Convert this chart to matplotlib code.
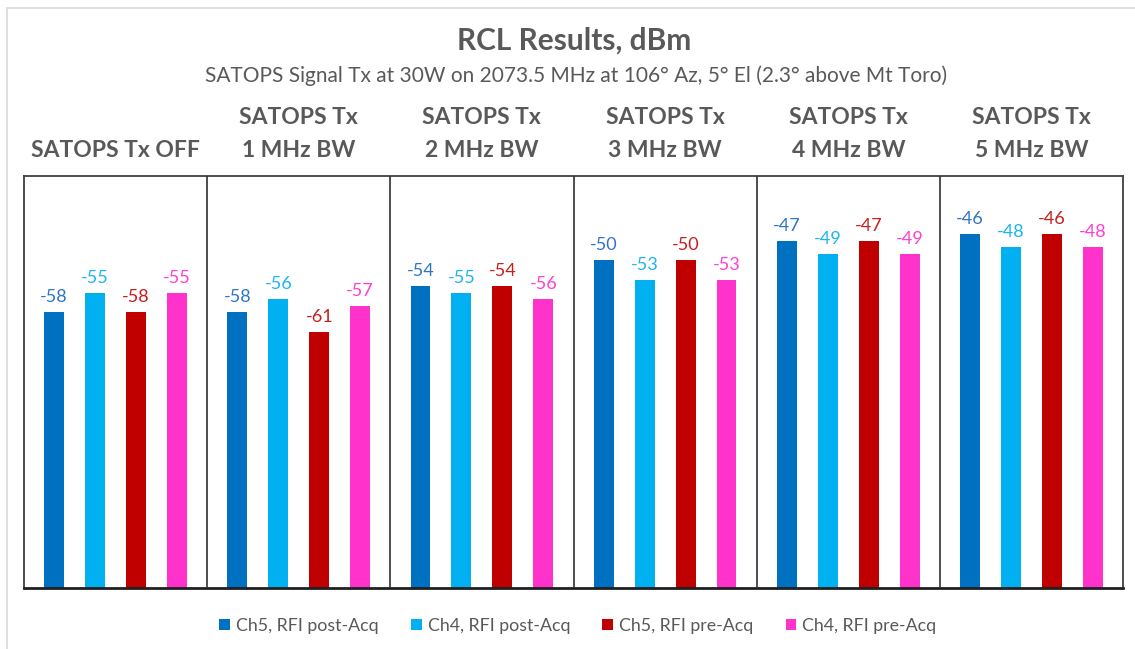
import matplotlib
matplotlib.use("Agg")
import matplotlib.pyplot as plt
from matplotlib.patches import Rectangle
import numpy as np

plt.rcParams['font.family'] = ['Lato', 'DejaVu Sans']

groups = ["SATOPS Tx OFF", "SATOPS Tx\n1 MHz BW", "SATOPS Tx\n2 MHz BW",
          "SATOPS Tx\n3 MHz BW", "SATOPS Tx\n4 MHz BW", "SATOPS Tx\n5 MHz BW"]
series_names = ["Ch5, RFI post-Acq", "Ch4, RFI post-Acq", "Ch5, RFI pre-Acq", "Ch4, RFI pre-Acq"]
ch5_post = [-58, -58, -54, -50, -47, -46]
ch4_post = [-55, -56, -55, -53, -49, -48]
ch5_pre = [-58, -61, -54, -50, -47, -46]
ch4_pre = [-55, -57, -56, -53, -49, -48]
series = [ch5_post, ch4_post, ch5_pre, ch4_pre]
colors = ["#0070C0", "#00B0F0", "#C00000", "#FF33CC"]
label_colors = ["#2E75C6", "#1CB5F0", "#C81E1E", "#FF40D0"]

title = "RCL Results, dBm"
subtitle = "SATOPS Signal Tx at 30W on 2073.5 MHz at 106° Az, 5° El (2.3° above Mt Toro)"

W, H = 1135, 649
fig = plt.figure(figsize=(W / 100, H / 100), dpi=100)
fig.patch.set_facecolor("white")

# outer chart-area border
fig.add_artist(Rectangle((7 / W, -0.1), 1.2, 1 - 8 / H + 0.1, transform=fig.transFigure,
                         fill=False, edgecolor="#D9D9D9", linewidth=1.2))

ax = fig.add_axes([24 / W, 1 - 588 / H, (1123 - 24) / W, (588 - 176) / H])
ymin, ymax = -100.4, -37.0
ax.set_ylim(ymin, ymax)
ax.set_xlim(-0.5, len(groups) - 0.5)

x = np.arange(len(groups))
spacing = 0.2235
width = 0.109
offsets = (np.arange(4) - 1.5) * spacing
for i, (vals, c, lc, name) in enumerate(zip(series, colors, label_colors, series_names)):
    vals = np.array(vals, dtype=float)
    bars = ax.bar(x + offsets[i], vals - ymin, width=width, bottom=ymin, color=c, label=name, zorder=2)
    for xi, v in zip(x + offsets[i], vals):
        ax.annotate(f"{int(v)}", (xi, v), xytext=(0, 10), textcoords="offset pixels",
                    ha="center", va="baseline", fontsize=13, color=lc)

for s in ax.spines.values():
    s.set_color("#404040")
    s.set_linewidth(1.3)
ax.spines['bottom'].set_color("#202020")
ax.spines['bottom'].set_linewidth(2.0)
for k in range(1, len(groups)):
    ax.axvline(k - 0.5, color="#303030", linewidth=1.2, zorder=3)
ax.set_xticks([])
ax.set_yticks([])

# group headers
for k, g in enumerate(groups):
    xf = (24 + (k + 0.5) * (1123 - 24) / len(groups)) / W
    lines = g.split("\n")
    if len(lines) == 1:
        fig.text(xf, 1 - 157 / H, lines[0], ha="center", va="baseline", fontsize=16.5,
                 fontweight="bold", color="#595959")
    else:
        fig.text(xf, 1 - 124 / H, lines[0], ha="center", va="baseline", fontsize=16.5,
                 fontweight="bold", color="#595959")
        fig.text(xf, 1 - 157 / H, lines[1], ha="center", va="baseline", fontsize=16.5,
                 fontweight="bold", color="#595959")

fig.text(574 / W, 1 - 50 / H, title, ha="center", va="baseline", fontsize=21.5,
         fontweight="bold", color="#595959")
fig.text(576 / W, 1 - 82 / H, subtitle, ha="center", va="baseline", fontsize=15,
         color="#595959")

leg = fig.legend(loc="center", bbox_to_anchor=(578 / W, 1 - 626 / H), ncol=4, frameon=False,
                 fontsize=12.8, handlelength=0.6, handleheight=0.6, handletextpad=0.35,
                 columnspacing=1.8, labelcolor="#595959")

fig.savefig("out.png", dpi=100, facecolor="white")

· · · ·

What the task asks: Pictures stay out. Repeat only the lines from the beginning of the data through the line that has "ax.set_xlim(-0.5, len(groups) - 0.5)".

Solution to the exercise:
Convert this chart to matplotlib code.
import matplotlib
matplotlib.use("Agg")
import matplotlib.pyplot as plt
from matplotlib.patches import Rectangle
import numpy as np

plt.rcParams['font.family'] = ['Lato', 'DejaVu Sans']

groups = ["SATOPS Tx OFF", "SATOPS Tx\n1 MHz BW", "SATOPS Tx\n2 MHz BW",
          "SATOPS Tx\n3 MHz BW", "SATOPS Tx\n4 MHz BW", "SATOPS Tx\n5 MHz BW"]
series_names = ["Ch5, RFI post-Acq", "Ch4, RFI post-Acq", "Ch5, RFI pre-Acq", "Ch4, RFI pre-Acq"]
ch5_post = [-58, -58, -54, -50, -47, -46]
ch4_post = [-55, -56, -55, -53, -49, -48]
ch5_pre = [-58, -61, -54, -50, -47, -46]
ch4_pre = [-55, -57, -56, -53, -49, -48]
series = [ch5_post, ch4_post, ch5_pre, ch4_pre]
colors = ["#0070C0", "#00B0F0", "#C00000", "#FF33CC"]
label_colors = ["#2E75C6", "#1CB5F0", "#C81E1E", "#FF40D0"]

title = "RCL Results, dBm"
subtitle = "SATOPS Signal Tx at 30W on 2073.5 MHz at 106° Az, 5° El (2.3° above Mt Toro)"

W, H = 1135, 649
fig = plt.figure(figsize=(W / 100, H / 100), dpi=100)
fig.patch.set_facecolor("white")

# outer chart-area border
fig.add_artist(Rectangle((7 / W, -0.1), 1.2, 1 - 8 / H + 0.1, transform=fig.transFigure,
                         fill=False, edgecolor="#D9D9D9", linewidth=1.2))

ax = fig.add_axes([24 / W, 1 - 588 / H, (1123 - 24) / W, (588 - 176) / H])
ymin, ymax = -100.4, -37.0
ax.set_ylim(ymin, ymax)
ax.set_xlim(-0.5, len(groups) - 0.5)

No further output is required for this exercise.